8 skinless, boneless chicken breasts
8 slices cooked ham
4 slices Swiss cheese, cut into 1 inch pieces
salt and pepper to taste
1 teaspoon dried thyme
1/4 cup melted butter
1/2 cup cornflakes cereal crumbs
1 (10.75 ounce) can condensed cream of chicken soup
1/2 cup sour cream
1 teaspoon lemon juice
Preheat oven to 400 degrees F (200 degrees C).
Place each chicken breast half between sheets of plastic wrap and pound with a meat mallet to about 1/8 inch thickness. Place a finger of cheese on each ham slice and sprinkle lightly with thyme and salt and pepper to taste. Roll up seasoned ham and cheese ‘jellyroll-style’, then roll each chicken breast with ham and cheese inside.

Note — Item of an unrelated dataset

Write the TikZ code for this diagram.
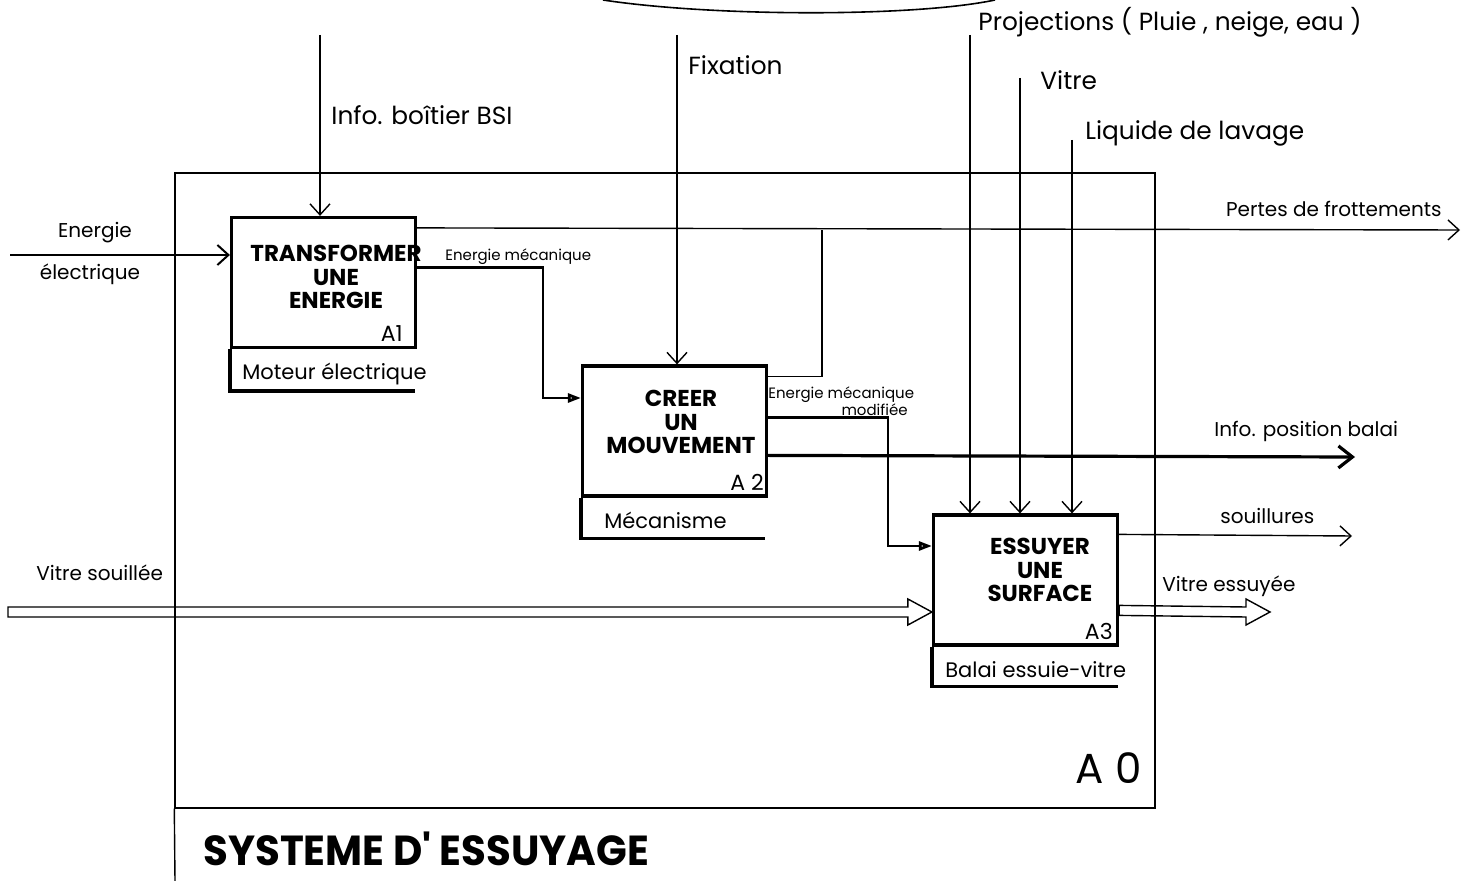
\documentclass[tikz,border=0pt]{standalone}
\usepackage{fontspec}
\usepackage{graphicx}
\setmainfont{Poppins}
\usetikzlibrary{positioning,arrows.meta,calc}
\tikzset{
	funcbox/.style={draw, line width=1.6pt, minimum width=92pt, minimum height=65pt,
		inner sep=0pt},
	boxtitle/.style={align=center, inner sep=0pt,
		font=\fontsize{11.5}{11.8}\selectfont\bfseries},
	boxref/.style={anchor=south east, inner sep=0pt, font=\fontsize{11}{12}\selectfont},
	mechtext/.style={anchor=west, inner sep=0pt, font=\fontsize{10.5}{12}\selectfont},
	biglabel/.style={anchor=west, inner sep=0pt, font=\fontsize{12.4}{14}\selectfont},
	flowlabel/.style={inner sep=0pt, font=\fontsize{10}{12}\selectfont},
	smalllabel/.style={inner sep=0pt, font=\fontsize{7.5}{7.5}\selectfont},
	flow/.style={-{Straight Barb[length=5.5pt,width=10pt]}, line width=0.7pt},
	infoflow/.style={-{Straight Barb[length=7pt,width=11pt]}, line width=1.6pt},
	powerflow/.style={-{Triangle[open,length=6.5pt,width=4.5pt]}, line width=1.4pt},
	boxline/.style={line width=1.6pt},
	frameline/.style={line width=0.7pt},
}
% hollow (double) arrow for the material flow
\newcommand{\hollowarrow}[2]{%
	\draw[line width=0.7pt] ($(#1)+(0,-5)$) -- ($(#2)+(-24,-5)$) -- ($(#2)+(-24,-13)$)
	-- (#2) -- ($(#2)+(-24,13)$) -- ($(#2)+(-24,5)$) -- ($(#1)+(0,5)$) -- cycle;}

\begin{document}
\begin{tikzpicture}[x=0.5pt,y=-0.5pt]
		\useasboundingbox (0,0) rectangle (1473,881);
		
		% =============== TOP CURVE ===============
		\draw[line width=0.8pt] (603,0) .. controls (715,17) and (915,17) .. (995,0);
		
		% =============== A0 FRAME ===============
		\node[draw, frameline, minimum width=490pt, minimum height=317.5pt, inner sep=0pt]
		(a0) at (665,490.5) {};
		\coordinate (frameEnd) at (175,881);
		\draw[frameline] (a0.south west) -- (frameEnd);
		\node[anchor=east, inner sep=0pt, font=\fontsize{21}{22}\selectfont] (a0ref) at (1142,768) {A 0};
		\node[anchor=base west, inner sep=0pt, font=\fontsize{21}{22}\selectfont\bfseries] (sysname)
		at (203,865) {\scalebox{0.96}[1]{SYSTEME D\textquotesingle{} ESSUYAGE}};
		
		% =============== FUNCTION BOXES ===============
		\node[funcbox] (a1) at (323.5,282.5) {};
		\node[funcbox] (a2) at (674.5,431) {};
		\node[funcbox] (a3) at (1025.5,580) {};
		
		\node[boxtitle] (a1t) at (336,277) {TRANSFORMER\\UNE\\ENERGIE};
		\node[boxtitle] (a2t) at (681,422) {CREER\\UN\\MOUVEMENT};
		\node[boxtitle] (a3t) at (1040,570) {ESSUYER\\UNE\\SURFACE};
		
		\node[boxref] (a1r) at ($(a1.south east)+(-14,-7)$) {A1};
		\node[boxref] (a2r) at ($(a2.south east)+(-4,-7)$) {A 2};
		\node[boxref] (a3r) at ($(a3.south east)+(-6,-7)$) {A3};
		
		% mechanisms
		\draw[boxline] (a1.south west) -- ++(0,42) -- ++(185,0);
		\node[mechtext] (a1m) at ($(a1.south west)+(12,25)$) {Moteur électrique};
		\draw[boxline] (a2.south west) -- ++(0,41) -- ++(184,0);
		\node[mechtext] (a2m) at ($(a2.south west)+(23,23)$) {Mécanisme};
		\draw[boxline] (a3.south west) -- ++(0,40) -- ++(186,0);
		\node[mechtext] (a3m) at ($(a3.south west)+(13,23)$) {Balai essuie-vitre};
		
		% =============== INPUTS ===============
		\coordinate (eeIn) at (10,255);
		\draw[flow, line width=1pt] (eeIn) -- (eeIn -| a1.west);
		\node[flowlabel] (eeL1) at (95,233) {Energie};
		\node[flowlabel] (eeL2) at (90,274) {électrique};
		
		\coordinate (vsIn) at (8,612);
		\coordinate (vsEnd) at (vsIn -| a3.west);
		\hollowarrow{vsIn}{vsEnd}
		\node[flowlabel, anchor=west] (vsL) at (36,573) {Vitre souillée};
		
		% =============== CONTROLS ===============
		\coordinate (bsiIn) at (320,35);
		\draw[flow] (bsiIn) -- (bsiIn |- a1.north);
		\node[biglabel] (bsiL) at (331,115) {Info. boîtier BSI};
		
		\coordinate (fixIn) at (677,35);
		\draw[flow] (fixIn) -- (fixIn |- a2.north);
		\node[biglabel] (fixL) at (688,65) {Fixation};
		
		\coordinate (projIn) at (970,35);
		\draw[flow] (projIn) -- (projIn |- a3.north);
		\node[biglabel] (projL) at (978,22) {Projections ( Pluie , neige, eau )};
		
		\coordinate (vitreIn) at (1020,78);
		\draw[flow] (vitreIn) -- (vitreIn |- a3.north);
		\node[biglabel] (vitreL) at (1040,80) {Vitre};
		
		\coordinate (liqIn) at (1072,140);
		\draw[flow] (liqIn) -- (liqIn |- a3.north);
		\node[biglabel] (liqL) at (1085,133) {Liquide de lavage};
		
		% =============== BETWEEN FUNCTIONS ===============
		\coordinate (a1meca) at ($(a1.north east)+(0,52)$);
		\coordinate (mecaBend) at (543,398);
		\coordinate (a2mecaIn) at (mecaBend -| a2.west);
		\draw[powerflow] (a1meca) -| (mecaBend) -- (a2mecaIn);
		\node[smalllabel, anchor=west] (mecaL) at (445,257) {Energie mécanique};
		
		\coordinate (a2meca) at ($(a2.north east)+(0,53)$);
		\coordinate (modBend) at (888,546);
		\coordinate (a3mecaIn) at (modBend -| a3.west);
		\draw[powerflow] (a2meca) -| (modBend) -- (a3mecaIn);
		\node[smalllabel, anchor=west] (modL1) at (768,395) {Energie mécanique};
		\node[smalllabel, anchor=east] (modL2) at (908,410) {modifiée};
		
		% =============== OUTPUTS ===============
		\coordinate (a1pertes) at ($(a1.north east)+(0,12)$);
		\coordinate (pertesOut) at (1460,230);
		\draw[flow] (a1pertes) -- (pertesOut);
		\coordinate (a2pertes) at ($(a2.north east)+(0,12)$);
		\coordinate (pertesJoin) at (822,230);
		\draw[line width=0.7pt] (a2pertes) -| (pertesJoin);
		\node[flowlabel, anchor=east] (pertesL) at (1442,209) {Pertes de frottements};
		
		\coordinate (a2pos) at ($(a2.north east)+(0,91)$);
		\coordinate (posOut) at (1355,457);
		\draw[infoflow] (a2pos) -- (posOut);
		\node[flowlabel, anchor=west] (posL) at (1214,431) {Info. position balai};
		
		\coordinate (a3souil) at ($(a3.north east)+(0,21)$);
		\coordinate (souilOut) at (1352,536);
		\draw[flow] (a3souil) -- (souilOut);
		\node[flowlabel, anchor=west] (souilL) at (1220,516) {souillures};
		
		\coordinate (a3vitre) at ($(a3.north east)+(0,97)$);
		\coordinate (vitreOut) at (1270,612);
		\hollowarrow{a3vitre}{vitreOut}
		\node[flowlabel, anchor=west] (essL) at (1162,586) {Vitre essuyée};
		
\end{tikzpicture}
\end{document}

Tuck in ends and fasten with toothpicks.
Place melted butter in a small bowl and place cereal crumbs in a shallow dish or bowl. Dip each chicken roll in butter or margarine, then roll in crumbs, turning to coat thoroughly. Place coated rolls in a lightly greased 9×13 inch baking dish.
Bake at 400 degrees F (200 degrees C) for about 40 minutes or until chicken is golden brown and juices run clear. Serve with cordon bleu sauce, if desired.
To Make Cordon Bleu Sauce: In a small saucepan mix together the soup, sour cream and lemon juice. Heat over low heat, stirring occasionally, and serve hot over chicken rolls. Makes about 2 cups; 8 servings of 1/4 cup each.